[Spambayes] Central limit

Mon, 30 Sep 2002 10:49:42 +0200

While my computer is eating away cycles running timcv on my 24000 ham/ 
5750 spam messages, a few remarks on the Central Limit Theorem:

  - The standard deviations seem "underestimated". Gary already said this
    can be caused by correlations between scores. Alternatively this can
    indicate that the data is not 1D: in more than one dimension, a
    higher percentage of normally distributed data lies outside of the
    "core regions". Anyway, something can be done about this: just
    calculate the RMS Z-score, and scale it to 1.0. After applying that
    scale the normal 68%/95% rule should apply. One would hope.

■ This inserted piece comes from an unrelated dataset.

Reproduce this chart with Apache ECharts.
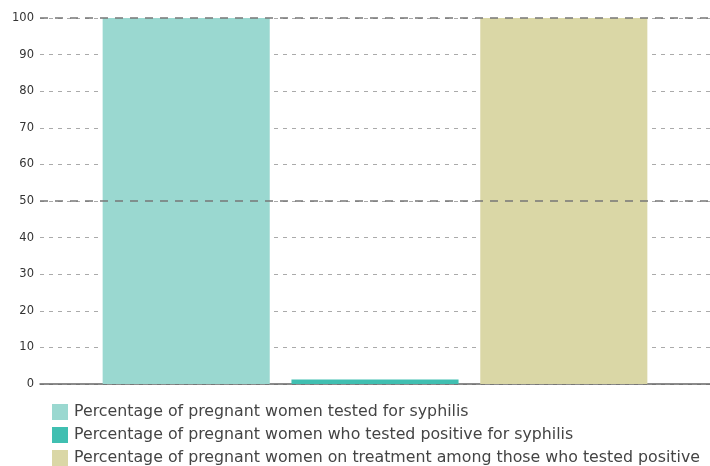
<!DOCTYPE html>
<html>
<head>
<meta charset="utf-8">
<script src="https://cdn.jsdelivr.net/npm/echarts@6/dist/echarts.min.js"></script>
<style>
  html, body { margin: 0; padding: 0; background: #fff; }
  #chart { width: 710px; height: 466px; }
</style>
</head>
<body>
<div id="chart"></div>
<script>
// data
const categories = ['Syphilis'];
const seriesNames = [
    'Percentage of pregnant women tested for syphilis',
    'Percentage of pregnant women who tested positive for syphilis',
    'Percentage of pregnant women on treatment among those who tested positive'
];
const seriesValues = [100, 1.2, 100];
const seriesColors = ['#9ad8d0', '#40bfb1', '#dad7a6'];
const yTicks = [0, 10, 20, 30, 40, 50, 60, 70, 80, 90, 100];
const strongLines = [50, 100];

const chart = echarts.init(document.getElementById('chart'));

const series = seriesNames.map(function (name, i) {
    return {
        name: name,
        type: 'bar',
        data: [seriesValues[i]],
        barGap: '13%',
        barCategoryGap: '18.7%',
        z: 3,
        itemStyle: { color: seriesColors[i] }
    };
});

// darker lines at 50 and 100, kept behind the bars
series.push({
    name: 'grid-strong',
    type: 'line',
    data: [],
    z: 1,
    markLine: {
        silent: true,
        symbol: 'none',
        label: { show: false },
        lineStyle: { color: '#777', type: [8, 7], width: 1.5 },
        data: strongLines.map(function (v) { return { yAxis: v }; })
    }
});

chart.setOption({
    animation: false,
    grid: { left: 40, right: 0, top: 18, bottom: 82 },
    legend: {
        orient: 'vertical',
        left: 52,
        top: 404,
        height: 70,
        padding: 0,
        itemWidth: 16,
        itemHeight: 16,
        itemGap: 7,
        icon: 'rect',
        textStyle: { fontFamily: 'DejaVu Sans', fontSize: 15.8, color: '#444', lineHeight: 16, padding: [0, 0, 0, 1] },
        data: seriesNames
    },
    xAxis: {
        type: 'category',
        data: categories,
        axisLabel: { show: false },
        axisTick: { show: false },
        axisLine: { lineStyle: { color: '#666', width: 1.5 } }
    },
    yAxis: {
        type: 'value',
        min: yTicks[0],
        max: yTicks[yTicks.length - 1],
        interval: 10,
        axisLine: { show: false },
        axisTick: { show: false },
        axisLabel: { fontFamily: 'DejaVu Sans', fontSize: 11.5, color: '#333', margin: 6 },
        splitLine: { lineStyle: { color: '#aaa', type: [4, 5], width: 1 } }
    },
    series: series
});
</script>
</body>
</html>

  - The "certainty" rule of Tim should be formalized. This is a very
    powerful concept not only for those people that believe in a middle
    ground, but also for those that want to use a pre-trained spambayes
    system for other corpora. Once this has crystallized a bit more we
    should exchange pickles and see how well we can do with each-others
    training data!

  - It should somehow be possible to classify messages into any sumber of
    distinct groups using this trick. A new message can get scored a
    Z-score to describe the likelyhood that it is part of any of the
    groups, if all of these numbers are large, the test message does not
    belong to any class. I guess, e.g. that it should not be too
    difficult for the bayesian algorithms used here to judge whether
    E-mail I receive is for "work", "private" or "spam". What would take
    this really to the next generation would be an algorithm that can
    make the classification "ab initio" as a sort of clustering
    algorithm: e.g. something that would start with two of the most
    different messages in a single corpus, and add single messages to
    either of the two groups until it finds a message that has 2 large
    Z-scores. Then it starts a third group.

Just dreaming.

Rob

-- 
Rob W.W. Hooft  ||  rob@hooft.net  ||  http://www.hooft.net/people/rob/